__SHORT EXERCISE__
Reproduce, without any change, the span of lines from the opening of the records below to the line containing "plt.rcParams['font.family'] = ['Liberation", inclusive.

══════════════════════════════

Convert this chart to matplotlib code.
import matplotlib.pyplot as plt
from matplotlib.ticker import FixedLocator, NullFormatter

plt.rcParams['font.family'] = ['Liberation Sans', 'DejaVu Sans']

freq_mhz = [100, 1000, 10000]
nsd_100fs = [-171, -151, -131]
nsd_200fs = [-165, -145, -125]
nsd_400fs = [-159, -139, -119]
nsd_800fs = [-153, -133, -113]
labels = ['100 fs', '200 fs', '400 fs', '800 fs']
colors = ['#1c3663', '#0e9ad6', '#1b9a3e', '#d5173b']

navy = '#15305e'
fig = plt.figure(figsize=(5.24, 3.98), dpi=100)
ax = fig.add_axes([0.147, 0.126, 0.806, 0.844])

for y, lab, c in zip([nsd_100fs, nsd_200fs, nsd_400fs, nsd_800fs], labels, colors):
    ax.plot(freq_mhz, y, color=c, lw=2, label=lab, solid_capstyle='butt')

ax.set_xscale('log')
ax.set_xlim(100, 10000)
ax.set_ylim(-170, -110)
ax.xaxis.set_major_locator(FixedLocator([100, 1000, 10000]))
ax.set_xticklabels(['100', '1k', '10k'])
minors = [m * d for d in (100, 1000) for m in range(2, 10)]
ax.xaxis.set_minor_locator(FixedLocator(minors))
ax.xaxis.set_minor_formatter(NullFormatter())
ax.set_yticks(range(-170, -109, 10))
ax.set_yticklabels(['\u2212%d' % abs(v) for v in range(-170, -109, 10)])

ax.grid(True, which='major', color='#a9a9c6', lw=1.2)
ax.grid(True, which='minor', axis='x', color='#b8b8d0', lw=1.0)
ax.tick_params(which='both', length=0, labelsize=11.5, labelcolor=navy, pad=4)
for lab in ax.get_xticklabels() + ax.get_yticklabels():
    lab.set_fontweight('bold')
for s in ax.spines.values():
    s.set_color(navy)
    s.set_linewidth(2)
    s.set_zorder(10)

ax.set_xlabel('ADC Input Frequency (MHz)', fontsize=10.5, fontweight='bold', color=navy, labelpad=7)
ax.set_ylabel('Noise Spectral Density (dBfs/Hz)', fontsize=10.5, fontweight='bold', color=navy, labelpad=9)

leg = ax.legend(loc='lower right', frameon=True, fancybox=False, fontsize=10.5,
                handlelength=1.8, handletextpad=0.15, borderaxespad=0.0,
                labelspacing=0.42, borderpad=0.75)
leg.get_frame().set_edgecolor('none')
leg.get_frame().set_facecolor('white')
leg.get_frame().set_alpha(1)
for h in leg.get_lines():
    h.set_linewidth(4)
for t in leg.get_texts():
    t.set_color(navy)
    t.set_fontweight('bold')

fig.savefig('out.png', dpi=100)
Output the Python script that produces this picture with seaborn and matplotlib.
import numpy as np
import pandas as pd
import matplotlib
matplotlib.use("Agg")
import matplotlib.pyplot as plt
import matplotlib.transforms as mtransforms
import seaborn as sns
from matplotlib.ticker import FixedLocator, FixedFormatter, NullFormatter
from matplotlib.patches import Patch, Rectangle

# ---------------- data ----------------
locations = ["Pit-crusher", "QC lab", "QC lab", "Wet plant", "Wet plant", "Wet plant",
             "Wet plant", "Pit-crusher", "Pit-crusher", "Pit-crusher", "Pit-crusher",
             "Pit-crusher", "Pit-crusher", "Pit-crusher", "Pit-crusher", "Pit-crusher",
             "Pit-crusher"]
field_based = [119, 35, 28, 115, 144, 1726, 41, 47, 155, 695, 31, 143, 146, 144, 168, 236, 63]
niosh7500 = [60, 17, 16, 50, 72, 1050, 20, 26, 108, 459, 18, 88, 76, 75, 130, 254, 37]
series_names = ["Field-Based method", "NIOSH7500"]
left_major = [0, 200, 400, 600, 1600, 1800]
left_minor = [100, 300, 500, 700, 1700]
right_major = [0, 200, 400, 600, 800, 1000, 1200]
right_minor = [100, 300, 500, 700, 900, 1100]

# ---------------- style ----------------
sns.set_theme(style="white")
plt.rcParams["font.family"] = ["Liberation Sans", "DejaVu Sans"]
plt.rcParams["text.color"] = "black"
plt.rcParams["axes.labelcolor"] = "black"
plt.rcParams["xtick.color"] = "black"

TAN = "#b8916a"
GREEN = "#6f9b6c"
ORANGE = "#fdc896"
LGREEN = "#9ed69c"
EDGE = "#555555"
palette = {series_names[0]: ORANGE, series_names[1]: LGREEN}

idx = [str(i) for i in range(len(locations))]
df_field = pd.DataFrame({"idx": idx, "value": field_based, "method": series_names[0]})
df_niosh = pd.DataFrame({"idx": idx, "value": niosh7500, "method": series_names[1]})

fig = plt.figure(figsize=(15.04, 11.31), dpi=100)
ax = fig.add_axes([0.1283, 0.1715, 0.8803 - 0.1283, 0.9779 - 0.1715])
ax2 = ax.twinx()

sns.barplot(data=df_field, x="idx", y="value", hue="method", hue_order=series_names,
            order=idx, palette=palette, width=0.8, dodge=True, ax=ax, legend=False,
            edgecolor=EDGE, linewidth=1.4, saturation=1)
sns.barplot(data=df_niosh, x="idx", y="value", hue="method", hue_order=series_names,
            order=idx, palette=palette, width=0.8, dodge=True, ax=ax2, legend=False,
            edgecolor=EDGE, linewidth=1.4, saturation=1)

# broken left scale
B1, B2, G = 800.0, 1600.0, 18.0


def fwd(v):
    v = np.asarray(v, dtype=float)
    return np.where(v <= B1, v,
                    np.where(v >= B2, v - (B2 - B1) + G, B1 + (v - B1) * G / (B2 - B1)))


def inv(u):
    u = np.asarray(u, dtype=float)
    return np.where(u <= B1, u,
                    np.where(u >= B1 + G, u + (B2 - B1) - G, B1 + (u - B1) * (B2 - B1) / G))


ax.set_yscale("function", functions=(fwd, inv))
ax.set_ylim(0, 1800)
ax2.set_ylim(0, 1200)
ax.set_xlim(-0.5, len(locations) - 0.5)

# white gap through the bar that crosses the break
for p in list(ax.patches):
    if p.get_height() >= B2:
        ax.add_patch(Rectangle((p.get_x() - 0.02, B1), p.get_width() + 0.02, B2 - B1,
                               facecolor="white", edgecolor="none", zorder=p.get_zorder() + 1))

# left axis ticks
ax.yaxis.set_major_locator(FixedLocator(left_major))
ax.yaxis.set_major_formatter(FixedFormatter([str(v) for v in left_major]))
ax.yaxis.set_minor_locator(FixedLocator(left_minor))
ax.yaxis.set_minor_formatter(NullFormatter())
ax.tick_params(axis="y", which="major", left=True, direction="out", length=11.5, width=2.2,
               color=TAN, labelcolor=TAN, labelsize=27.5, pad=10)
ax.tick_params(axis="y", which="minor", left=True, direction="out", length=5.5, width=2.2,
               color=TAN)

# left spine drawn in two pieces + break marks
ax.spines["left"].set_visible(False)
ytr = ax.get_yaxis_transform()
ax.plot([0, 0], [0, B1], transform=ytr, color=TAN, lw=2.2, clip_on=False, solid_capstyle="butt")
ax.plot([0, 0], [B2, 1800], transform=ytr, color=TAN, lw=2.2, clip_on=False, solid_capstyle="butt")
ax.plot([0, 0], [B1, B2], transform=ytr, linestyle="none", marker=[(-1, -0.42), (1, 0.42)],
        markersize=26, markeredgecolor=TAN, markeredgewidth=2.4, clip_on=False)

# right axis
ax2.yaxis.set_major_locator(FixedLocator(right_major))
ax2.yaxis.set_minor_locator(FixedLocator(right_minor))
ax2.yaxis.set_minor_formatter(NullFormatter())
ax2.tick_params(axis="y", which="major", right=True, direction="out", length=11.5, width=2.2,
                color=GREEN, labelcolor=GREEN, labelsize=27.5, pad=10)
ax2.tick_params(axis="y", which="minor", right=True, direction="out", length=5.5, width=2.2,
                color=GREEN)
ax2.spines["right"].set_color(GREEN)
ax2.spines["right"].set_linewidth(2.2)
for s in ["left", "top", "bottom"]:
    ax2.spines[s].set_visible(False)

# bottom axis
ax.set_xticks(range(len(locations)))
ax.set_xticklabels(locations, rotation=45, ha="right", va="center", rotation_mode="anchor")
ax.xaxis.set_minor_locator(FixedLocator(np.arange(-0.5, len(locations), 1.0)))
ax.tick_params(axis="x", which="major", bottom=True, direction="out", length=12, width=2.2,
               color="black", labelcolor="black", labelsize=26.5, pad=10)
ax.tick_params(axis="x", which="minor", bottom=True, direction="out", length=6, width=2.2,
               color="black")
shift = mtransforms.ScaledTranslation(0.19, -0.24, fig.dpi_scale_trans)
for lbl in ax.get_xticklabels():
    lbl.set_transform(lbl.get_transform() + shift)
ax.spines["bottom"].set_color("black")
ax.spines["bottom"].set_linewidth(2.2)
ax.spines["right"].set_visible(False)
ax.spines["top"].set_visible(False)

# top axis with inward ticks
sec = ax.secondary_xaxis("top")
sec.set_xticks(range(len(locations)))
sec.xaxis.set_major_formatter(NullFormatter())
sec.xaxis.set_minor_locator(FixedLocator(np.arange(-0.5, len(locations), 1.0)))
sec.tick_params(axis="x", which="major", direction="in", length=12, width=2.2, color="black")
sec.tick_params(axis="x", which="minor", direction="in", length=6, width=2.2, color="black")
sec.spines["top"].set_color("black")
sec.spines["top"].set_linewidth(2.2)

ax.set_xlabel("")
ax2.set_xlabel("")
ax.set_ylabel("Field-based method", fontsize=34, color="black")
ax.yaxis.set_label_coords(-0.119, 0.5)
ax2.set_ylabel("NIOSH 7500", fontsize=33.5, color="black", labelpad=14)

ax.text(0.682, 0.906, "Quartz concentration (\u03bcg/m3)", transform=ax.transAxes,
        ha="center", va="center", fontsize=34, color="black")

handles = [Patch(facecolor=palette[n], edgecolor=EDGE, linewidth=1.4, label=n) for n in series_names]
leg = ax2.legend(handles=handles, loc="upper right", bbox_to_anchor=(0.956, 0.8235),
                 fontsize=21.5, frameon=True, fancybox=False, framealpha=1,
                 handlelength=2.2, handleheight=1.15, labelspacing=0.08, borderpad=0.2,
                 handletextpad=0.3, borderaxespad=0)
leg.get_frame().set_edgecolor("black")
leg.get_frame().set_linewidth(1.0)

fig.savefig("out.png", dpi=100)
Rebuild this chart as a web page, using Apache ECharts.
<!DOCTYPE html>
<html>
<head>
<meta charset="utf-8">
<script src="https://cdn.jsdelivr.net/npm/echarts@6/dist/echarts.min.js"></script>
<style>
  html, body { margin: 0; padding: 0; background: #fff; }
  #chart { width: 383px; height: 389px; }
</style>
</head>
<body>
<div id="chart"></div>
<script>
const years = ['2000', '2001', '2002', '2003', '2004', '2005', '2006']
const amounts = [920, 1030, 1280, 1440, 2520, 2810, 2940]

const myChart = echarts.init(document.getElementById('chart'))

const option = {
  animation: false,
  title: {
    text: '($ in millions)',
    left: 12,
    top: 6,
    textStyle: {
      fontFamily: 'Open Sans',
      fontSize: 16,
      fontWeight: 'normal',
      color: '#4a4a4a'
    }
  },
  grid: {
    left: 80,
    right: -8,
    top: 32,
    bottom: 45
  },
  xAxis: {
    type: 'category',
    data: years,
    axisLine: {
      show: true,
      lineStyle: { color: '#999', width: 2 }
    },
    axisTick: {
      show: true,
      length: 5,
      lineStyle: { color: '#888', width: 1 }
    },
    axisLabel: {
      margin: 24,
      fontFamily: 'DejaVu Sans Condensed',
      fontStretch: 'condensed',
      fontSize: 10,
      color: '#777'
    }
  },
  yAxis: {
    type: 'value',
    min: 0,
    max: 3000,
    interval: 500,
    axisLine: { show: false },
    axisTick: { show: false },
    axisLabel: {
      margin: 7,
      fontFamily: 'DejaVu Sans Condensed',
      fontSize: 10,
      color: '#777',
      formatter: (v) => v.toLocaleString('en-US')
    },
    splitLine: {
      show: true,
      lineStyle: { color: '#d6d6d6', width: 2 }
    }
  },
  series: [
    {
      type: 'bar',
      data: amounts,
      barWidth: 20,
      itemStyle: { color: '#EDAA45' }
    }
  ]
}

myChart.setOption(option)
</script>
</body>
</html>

══════════════════════════════

__PROBLEM SOLUTION__
Convert this chart to matplotlib code.
import matplotlib.pyplot as plt
from matplotlib.ticker import FixedLocator, NullFormatter

plt.rcParams['font.family'] = ['Liberation Sans', 'DejaVu Sans']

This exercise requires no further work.